The fact that it’s possible to take someone to court if they call you gay — the idea that speculation about a person’s sexual orientation, founded or not, is so damaging, so grave an insult, that it amounts to defamation — has long been a blood-boiler for me. (Remember when Tom Cruise did it a decade ago?) It reinforces the subconscious homophobia that’s still very much a part of our society by implying that there’s something inherently subversive, scandalous, salacious, or shameful about having a non-heterosexual orientation.

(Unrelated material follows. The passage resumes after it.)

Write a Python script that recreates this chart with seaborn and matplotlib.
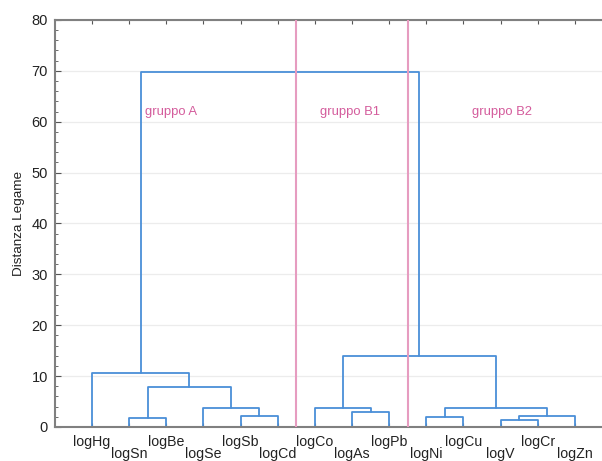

So you can imagine how happy I was to read this report from the New York Times about a recent verdict in New York state court that, according to reporter Ginia Bellafante, “stripped the word ‘gay’ of any derogatory [legal] connotation:”

It is now no longer considered slanderous in the State of New York to falsely call someone gay. Gay has, in the eyes of the court, as it has in the minds of sane people, lost currency as an accusation. Say I chose to live my life as a telenovela and decided to break up my best friend’s wedding by announcing in a rehearsal dinner toast that her husband was gay. That husband would now have as little ground for a lawsuit against me as if I had described him as blond, pigeon-toed, happy or merely mediocre at Texas Hold ’Em.

In arriving at its decision, the court erased decades of rulings that treated inaccurate descriptions of sexual orientation as defamation. “These appellate division decisions are inconsistent with current public policy and should no longer be followed,” the unanimous decision, written by Justice Thomas Mercure, stated.

The Associated Press adds:

One by one, courts around the country are deciding it’s no longer slander to falsely call someone gay — a measure of how attitudes are changing in the era of same-sex marriage and gays in uniform.

While “gay” is still widely wielded as an insult, some judges have concluded that it is not damaging to anyone’s reputation, just as calling a white man black is no longer grounds for legal action as it was a generation ago. . .

The case involved a woman who was sued for allegedly spreading a rumor that an upstate New York man was gay in the hope of breaking up his relationship with another woman. In a 4-0 decision, the New York Appellate Division’s Third Department threw out the lawsuit before it went to trial, noting changing attitudes about homosexuality.

Reversing decades of legal precedents, the court said the defamation claim was “based on a false premise that it is shameful and disgraceful to be described as lesbian, gay or bisexual.”

The AP article does make one major error, though: it falsely labels employment discrimination on the basis of sexual orientation as a thing of the past (“In the past, being called gay could cost people their jobs.”). Absent any LGBT-inclusive federal nondiscrimination legislation (i.e. ENDA, the Employment Non-Discrimination Act), the truth is much different — according to the Human Rights Campaign, it is still legal to fire someone for being gay or lesbian in 29 states, and employers in 34 states — including, sadly, New York State — can fire a worker solely for being transgender.